CANADA–DENMARK PACT LOCKS U.S. OUT OF GREENLAND — TRUMP’S ARCTIC POWER MOVE COLLAPSES
For decades, the Arctic existed beyond public politics, governed by quiet cooperation and invisible understandings among allies. That balance shattered when U.S. President Donald Trump openly suggested that Greenland could be taken by force if necessary. The moment transformed the Arctic from a peripheral region into a frontline geopolitical crisis, not between NATO and its rivals, but within the alliance itself. A NATO power had publicly questioned the sovereignty of another, forcing every Arctic nation to confront a scenario long considered unthinkable.

Canada reacted faster and more decisively than Washington anticipated. Rather than issuing cautious statements, Ottawa publicly aligned with Denmark, declaring that if a choice had to be made, Canada stood with Danish sovereignty over Greenland. The move stunned diplomatic circles and rewired Arctic assumptions overnight. Silence, Canada concluded, was no longer neutral—it was dangerous. Within days, Ottawa announced plans to establish a permanent diplomatic presence in Nuuk, Greenland’s capital, turning political support into physical, institutional commitment.
That single decision altered the strategic map. A Canadian consulate in Greenland is not symbolism; it means continuous diplomacy, intelligence coordination, and security cooperation on the ground. Greenland instantly shifted from a U.S.-assumed security space into a shared sovereignty zone backed by another G7 power. Denmark was no longer isolated, and Washington’s leverage narrowed as the issue became multilateral rather than bilateral. Across Europe, allies began reaffirming Greenland’s status openly, transforming quiet alignment into visible unity.

Trump’s security argument quickly unraveled under scrutiny. The United States already maintains full military access to Greenland through Pituffik Space Base, formerly Thule Air Base—one of the most critical early-warning and missile-detection installations in the Western world. There is no denial of access, no hostile blockade, and no legal barrier to U.S. defense operations. Analysts increasingly concluded that the push was less about security and more about control, leverage, and precedent.
Control, however, is precisely where resistance hardened. Greenland sits at the heart of Arctic airspace, sea lanes, and undersea routes linking North America and Europe, including the strategically vital GIUK gap. Instead of responding with force, NATO states pivoted toward surveillance and coordination—shared monitoring, maritime patrols, satellite tracking, and constant visibility. In a fully monitored Arctic, unilateral action becomes politically radioactive. As Greenland’s own leaders made clear, sovereignty and self-determination are not negotiable commodities.

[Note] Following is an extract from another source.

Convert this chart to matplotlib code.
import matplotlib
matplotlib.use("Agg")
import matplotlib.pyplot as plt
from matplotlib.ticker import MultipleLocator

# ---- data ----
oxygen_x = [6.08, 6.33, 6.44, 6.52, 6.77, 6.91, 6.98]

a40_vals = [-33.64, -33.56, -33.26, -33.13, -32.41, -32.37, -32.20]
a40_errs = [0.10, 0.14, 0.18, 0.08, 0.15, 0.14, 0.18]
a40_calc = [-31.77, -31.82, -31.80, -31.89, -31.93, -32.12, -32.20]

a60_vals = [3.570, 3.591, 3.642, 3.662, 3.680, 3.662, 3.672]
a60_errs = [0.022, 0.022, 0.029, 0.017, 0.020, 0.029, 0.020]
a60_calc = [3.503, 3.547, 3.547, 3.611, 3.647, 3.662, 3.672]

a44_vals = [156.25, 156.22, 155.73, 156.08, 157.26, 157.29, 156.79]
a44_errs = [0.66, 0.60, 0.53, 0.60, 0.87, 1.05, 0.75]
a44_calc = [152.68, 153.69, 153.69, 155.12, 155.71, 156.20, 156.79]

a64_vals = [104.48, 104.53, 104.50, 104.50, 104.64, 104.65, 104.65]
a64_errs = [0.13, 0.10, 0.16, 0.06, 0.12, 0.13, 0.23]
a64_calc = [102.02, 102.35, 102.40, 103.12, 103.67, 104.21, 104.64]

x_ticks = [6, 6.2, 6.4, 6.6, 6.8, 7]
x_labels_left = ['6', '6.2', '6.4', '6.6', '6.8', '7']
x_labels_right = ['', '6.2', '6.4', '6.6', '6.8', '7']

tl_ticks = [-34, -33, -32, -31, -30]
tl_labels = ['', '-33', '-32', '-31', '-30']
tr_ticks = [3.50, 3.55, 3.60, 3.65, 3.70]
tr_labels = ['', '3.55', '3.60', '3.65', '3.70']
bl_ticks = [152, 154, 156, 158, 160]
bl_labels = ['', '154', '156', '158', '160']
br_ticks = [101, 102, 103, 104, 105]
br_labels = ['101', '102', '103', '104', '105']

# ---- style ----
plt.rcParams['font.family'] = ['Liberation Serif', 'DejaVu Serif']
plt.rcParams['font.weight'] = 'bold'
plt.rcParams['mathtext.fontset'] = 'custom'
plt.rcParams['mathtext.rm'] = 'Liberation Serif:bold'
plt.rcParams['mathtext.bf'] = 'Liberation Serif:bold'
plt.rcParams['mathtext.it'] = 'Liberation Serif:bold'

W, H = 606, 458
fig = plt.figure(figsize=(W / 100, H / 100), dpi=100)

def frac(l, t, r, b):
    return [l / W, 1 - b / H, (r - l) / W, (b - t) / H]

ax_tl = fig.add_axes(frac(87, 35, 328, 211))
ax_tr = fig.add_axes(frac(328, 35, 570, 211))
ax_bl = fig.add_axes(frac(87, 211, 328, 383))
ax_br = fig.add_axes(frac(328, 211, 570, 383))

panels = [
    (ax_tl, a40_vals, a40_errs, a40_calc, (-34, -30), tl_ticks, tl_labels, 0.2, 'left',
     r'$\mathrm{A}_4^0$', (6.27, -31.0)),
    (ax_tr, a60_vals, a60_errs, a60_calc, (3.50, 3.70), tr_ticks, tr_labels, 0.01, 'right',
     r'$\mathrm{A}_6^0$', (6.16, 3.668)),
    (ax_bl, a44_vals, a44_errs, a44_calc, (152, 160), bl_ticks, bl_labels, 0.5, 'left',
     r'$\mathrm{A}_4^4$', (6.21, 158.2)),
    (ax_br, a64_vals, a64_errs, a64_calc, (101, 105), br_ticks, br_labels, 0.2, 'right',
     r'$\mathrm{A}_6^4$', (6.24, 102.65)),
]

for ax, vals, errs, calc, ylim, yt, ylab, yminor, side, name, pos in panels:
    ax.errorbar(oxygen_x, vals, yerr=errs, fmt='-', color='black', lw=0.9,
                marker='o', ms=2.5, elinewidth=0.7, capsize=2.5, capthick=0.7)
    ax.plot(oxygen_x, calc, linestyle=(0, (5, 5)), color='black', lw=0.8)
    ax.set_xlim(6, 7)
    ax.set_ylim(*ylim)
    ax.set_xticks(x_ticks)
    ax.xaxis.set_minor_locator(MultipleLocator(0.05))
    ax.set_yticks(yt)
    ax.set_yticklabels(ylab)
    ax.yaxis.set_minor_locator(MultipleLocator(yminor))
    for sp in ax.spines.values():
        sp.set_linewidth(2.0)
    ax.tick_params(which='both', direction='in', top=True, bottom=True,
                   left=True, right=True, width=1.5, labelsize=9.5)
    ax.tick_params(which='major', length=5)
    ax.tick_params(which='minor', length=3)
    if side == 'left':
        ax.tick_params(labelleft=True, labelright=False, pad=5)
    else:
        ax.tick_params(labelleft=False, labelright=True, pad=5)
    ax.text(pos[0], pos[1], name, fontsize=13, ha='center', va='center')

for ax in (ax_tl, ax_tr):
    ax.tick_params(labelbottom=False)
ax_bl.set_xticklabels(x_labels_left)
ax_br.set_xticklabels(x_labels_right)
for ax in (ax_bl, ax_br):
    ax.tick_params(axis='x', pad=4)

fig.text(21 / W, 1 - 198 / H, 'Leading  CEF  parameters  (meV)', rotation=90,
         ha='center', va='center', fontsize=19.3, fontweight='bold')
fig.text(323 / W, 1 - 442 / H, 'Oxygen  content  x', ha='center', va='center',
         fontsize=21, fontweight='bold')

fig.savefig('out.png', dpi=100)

By standing with Denmark and Greenland, Canada reshaped the crisis into a defining moment for modern power politics. The episode revealed the limits of pressure when it replaces protection and showed how coordination can defeat coercion without confrontation. Greenland became the line the alliance would not let Trump cross—not through threats or force, but through unified refusal. The Arctic is no longer invisible, and the lesson now echoes far beyond the ice: in today’s world, power without trust no longer works.